Propping up the news: Journalism funder doubles planned grants for local outlets

NEW YORK (AP) — A group of journalism funders said Wednesday that it would give grants totaling $20 million to 205 small, local news outlets across the country, roughly double what it intended to do when it sought applicants.

Press Forward said it sifted through some 930 applications before settling on its grants. The group said 40% of its new grantees are organizations headed by people of color, and a quarter are serving rural communities. Most outlets are getting $100,000 in general operating funds.

That’s real money for organizations like Black Iowa News, founded during COVID to deliver news about the pandemic; the Nome Nugget, a newspaper that covers a wide swath of western Alaska; and Radio Indigena, which tries to connect California’s migrant communities with newscasts delivered in Indigenous languages.

The group doubled its original funding plans because “we felt that the need was now,” said Dale Anglin, president of Press Forward, which raises money and awareness of struggling local news outlets.

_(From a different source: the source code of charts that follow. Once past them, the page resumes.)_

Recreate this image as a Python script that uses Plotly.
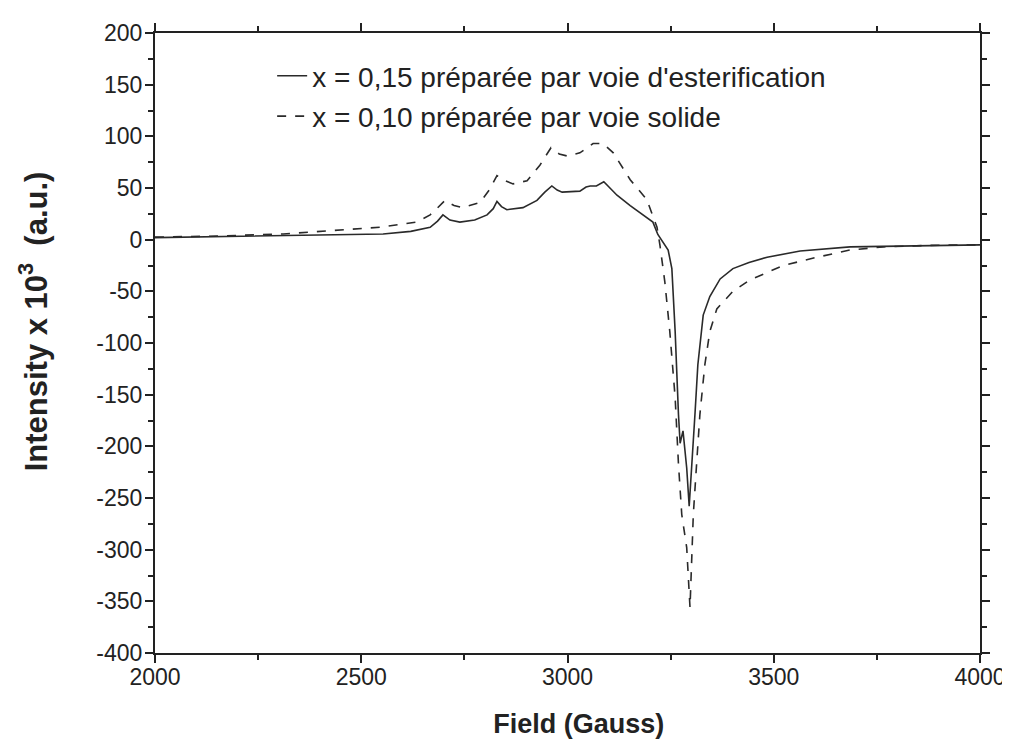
import plotly.graph_objects as go

# x = 0,15 (voie d'esterification), trait plein
field_a = [2000, 2150, 2311, 2450, 2553, 2620, 2667, 2685, 2698, 2715, 2739, 2775, 2805, 2820, 2829,
           2840, 2853, 2892, 2926, 2945, 2962, 2975, 2987, 3030, 3045, 3055, 3070, 3088, 3103, 3120,
           3152, 3183, 3207, 3219, 3244, 3253, 3261, 3269, 3273, 3280, 3289, 3295, 3301, 3309, 3316,
           3329, 3345, 3370, 3401, 3440, 3484, 3564, 3685, 3806, 4000]
int_a = [2, 3, 4.5, 5, 5.5, 8, 12, 18, 24, 19, 17, 19, 24, 30, 37,
         32, 29, 31, 38, 46, 52, 48, 46, 47, 51, 52, 52, 56, 50, 43,
         33, 24, 17, 5, -10, -28, -89, -169, -197, -185, -221, -258, -224, -169, -121,
         -73, -55, -38, -28, -22, -17, -11, -7, -6, -5]

# x = 0,10 (voie solide), tirets
field_b = [2000, 2150, 2311, 2473, 2545, 2635, 2667, 2683, 2703, 2725, 2745, 2788, 2810, 2829, 2850,
           2868, 2902, 2933, 2960, 2980, 2999, 3030, 3062, 3086, 3111, 3152, 3192, 3217, 3224, 3236,
           3248, 3261, 3269, 3277, 3289, 3297, 3301, 3305, 3313, 3321, 3333, 3345, 3362, 3386, 3401,
           3442, 3523, 3605, 3685, 3765, 3880, 4000]
int_b = [2.5, 3.5, 5.5, 10, 12, 17, 24, 30, 38, 33, 31, 36, 48, 62, 57,
         54, 57, 72, 89, 83, 81, 84, 93, 93, 84, 58, 39, 12, -5, -41,
         -89, -153, -217, -266, -298, -356, -313, -266, -217, -169, -121, -89, -67, -56, -50,
         -39, -25, -17, -10, -7, -5.5, -5]

names = ["x = 0,15 préparée par voie d'esterification",
         "x = 0,10 préparée par voie solide"]

# graduations de l'axe y, avec un tiret simple comme signe moins
y_ticks = [-400, -350, -300, -250, -200, -150, -100, -50, 0, 50, 100, 150, 200]
y_labels = ['-400', '-350', '-300', '-250', '-200', '-150', '-100', '-50', '0', '50', '100', '150', '200']

fig = go.Figure()
fig.add_trace(go.Scatter(x=field_a, y=int_a, mode='lines', name=names[0], legendgroup='a',
                         line=dict(color='#2a2a2a', width=1.6)))
fig.add_trace(go.Scatter(x=field_b, y=int_b, mode='lines', name=names[1], legendgroup='b',
                         line=dict(color='#2a2a2a', width=1.6, dash='dash')))

axis_common = dict(showline=True, linecolor='#222', linewidth=2, mirror='ticks',
                   ticks='outside', ticklen=8, tickwidth=1.5, tickcolor='#222',
                   showgrid=False, zeroline=False,
                   tickfont=dict(family='Liberation Sans', size=23, color='#222'))
minor_common = dict(ticks='outside', ticklen=5, tickwidth=1.5, tickcolor='#222')

# la page html ajoute 8px de marge au body, d'où les marges décalées
fig.update_layout(
    width=1010, height=749,
    paper_bgcolor='white', plot_bgcolor='white',
    margin=dict(l=147, r=38, t=22, b=104),
    font=dict(family='Liberation Sans', color='#222'),
    xaxis=dict(range=[2000, 4000], dtick=500, ticklabelstandoff=-6,
               minor=dict(dtick=250, **minor_common),
               title=dict(text='&nbsp;&nbsp;&nbsp;<b>Field (Gauss)</b>', font=dict(size=27), standoff=26),
               **axis_common),
    yaxis=dict(range=[-400, 200], tickmode='array', tickvals=y_ticks, ticktext=y_labels,
               ticklabelstandoff=-2,
               minor=dict(dtick=25, **minor_common),
               title=dict(text='&nbsp;&nbsp;&nbsp;&nbsp;&nbsp;<b>Intensity x 10<sup>3</sup>&nbsp;&nbsp;(a.u.)</b>',
                          font=dict(size=31), standoff=40),
               **axis_common),
    legend=dict(x=0.142, y=0.971, xanchor='left', yanchor='top',
                bgcolor='rgba(0,0,0,0)', font=dict(size=28, color='#222'),
                tracegroupgap=1),
)

fig.write_html("out.html")
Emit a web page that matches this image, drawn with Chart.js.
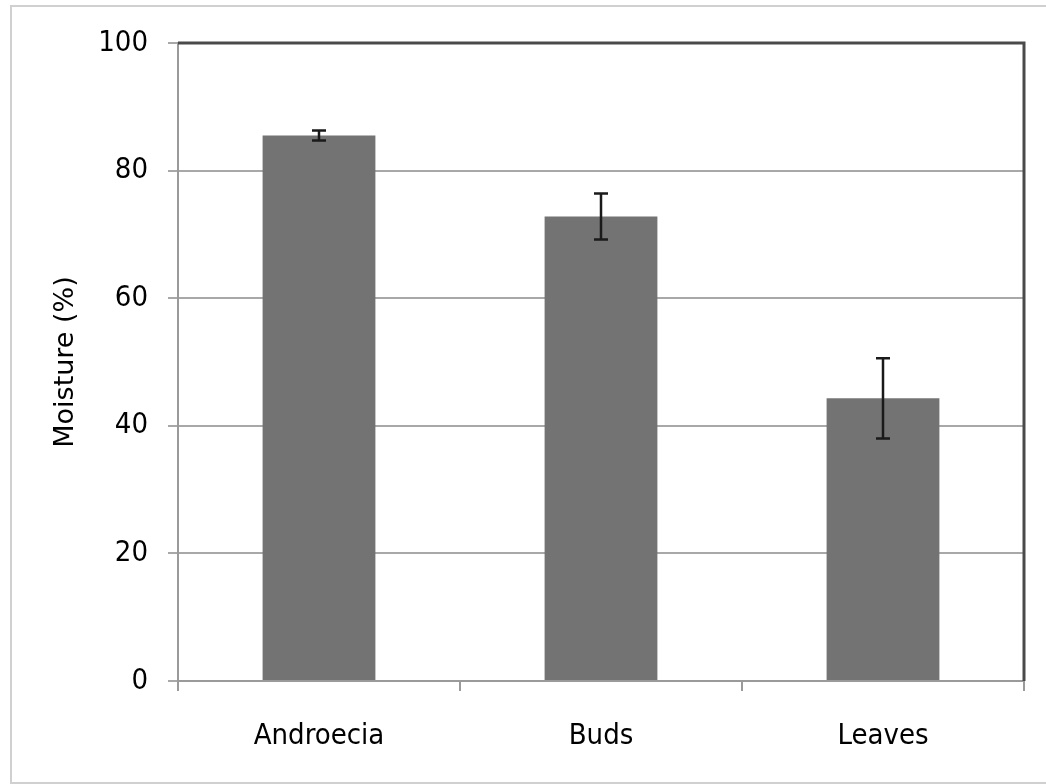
<!DOCTYPE html>
<html>
<head>
<meta charset="utf-8">
<script src="https://cdn.jsdelivr.net/npm/chart.js@4"></script>
<style>
  html, body { margin: 0; padding: 0; background: #fff; }
  #wrap { width: 1046px; height: 784px; }
</style>
</head>
<body>
<div id="wrap"><canvas id="moistureChart" width="1046" height="784"></canvas></div>
<script>
// values
const categories = ['Androecia', 'Buds', 'Leaves'];
const moisture = [85.5, 72.8, 44.3];
const moistureErr = [0.8, 3.6, 6.3];
const yTicks = [0, 20, 40, 60, 80, 100];

const narrowFont = "'Liberation Sans Narrow', 'DejaVu Sans Condensed', sans-serif";

// outer frame + dark top/right plot border
const framePlugin = {
  id: 'frame',
  beforeDraw(chart) {
    const ctx = chart.ctx;
    ctx.save();
    ctx.fillStyle = '#fff';
    ctx.fillRect(0, 0, chart.width, chart.height);
    ctx.strokeStyle = '#d0d0d0';
    ctx.lineWidth = 2;
    ctx.strokeRect(11, 6, chart.width + 10, chart.height - 7);
    ctx.restore();
  },
  afterDatasetsDraw(chart) {
    const { ctx, chartArea } = chart;
    ctx.save();
    ctx.strokeStyle = '#4a4a4a';
    ctx.lineWidth = 3;
    ctx.beginPath();
    ctx.moveTo(chartArea.left, chartArea.top);
    ctx.lineTo(chartArea.right, chartArea.top);
    ctx.lineTo(chartArea.right, chartArea.bottom);
    ctx.stroke();
    ctx.restore();
  }
};

// error bars drawn through the scales
const errorBarPlugin = {
  id: 'errorBars',
  afterDatasetsDraw(chart) {
    const ctx = chart.ctx;
    const meta = chart.getDatasetMeta(0);
    const y = chart.scales.y;
    ctx.save();
    ctx.strokeStyle = '#1a1a1a';
    ctx.lineWidth = 2.5;
    meta.data.forEach((bar, i) => {
      const top = y.getPixelForValue(moisture[i] + moistureErr[i]);
      const bottom = y.getPixelForValue(moisture[i] - moistureErr[i]);
      const x = bar.x;
      ctx.beginPath();
      ctx.moveTo(x, top);
      ctx.lineTo(x, bottom);
      ctx.moveTo(x - 7, top);
      ctx.lineTo(x + 7, top);
      ctx.moveTo(x - 7, bottom);
      ctx.lineTo(x + 7, bottom);
      ctx.stroke();
    });
    ctx.restore();
  }
};

new Chart(document.getElementById('moistureChart'), {
  type: 'bar',
  data: {
    labels: categories,
    datasets: [{
      data: moisture,
      backgroundColor: '#737373',
      borderWidth: 0,
      categoryPercentage: 1,
      barPercentage: 0.4
    }]
  },
  options: {
    responsive: false,
    animation: false,
    events: [],
    layout: { padding: { left: 0, top: 43, right: 22, bottom: 0 } },
    plugins: {
      legend: { display: false },
      tooltip: { enabled: false }
    },
    scales: {
      x: {
        afterFit: (scale) => { scale.height = 103; },
        grid: {
          offset: true,
          drawOnChartArea: false,
          drawTicks: true,
          tickLength: 10,
          color: '#9a9a9a',
          lineWidth: 2
        },
        border: { color: '#9a9a9a', width: 2 },
        ticks: {
          color: '#000',
          padding: 28,
          font: { family: narrowFont, size: 29 }
        }
      },
      y: {
        min: 0,
        max: 100,
        afterFit: (scale) => { scale.width = 178; },
        afterBuildTicks: (scale) => { scale.ticks = yTicks.map(v => ({ value: v })); },
        grid: {
          color: '#a8a8a8',
          lineWidth: 2,
          tickLength: 10
        },
        border: { color: '#9a9a9a', width: 2 },
        ticks: {
          color: '#000',
          padding: 20,
          font: { family: narrowFont, size: 29 }
        },
        title: {
          display: true,
          text: 'Moisture (%)',
          color: '#000',
          padding: { top: 50, bottom: 0 },
          font: { family: "'DejaVu Sans', sans-serif", size: 27 }
        }
      }
    }
  },
  plugins: [framePlugin, errorBarPlugin]
});
</script>
</body>
</html>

Outlets with annual budgets of less than $1 million were eligible.

“I think the public only sees the big journalism leaders like The New York Times and Associated Press,” said Anglin. “We forget that small is important, small still exists, even if some of them are hanging on by a thread.”

Thousands of local news outlets across the country have either closed or stripped down staffing due to economic problems over the past two decades, and philanthropies are trying to lend a hand.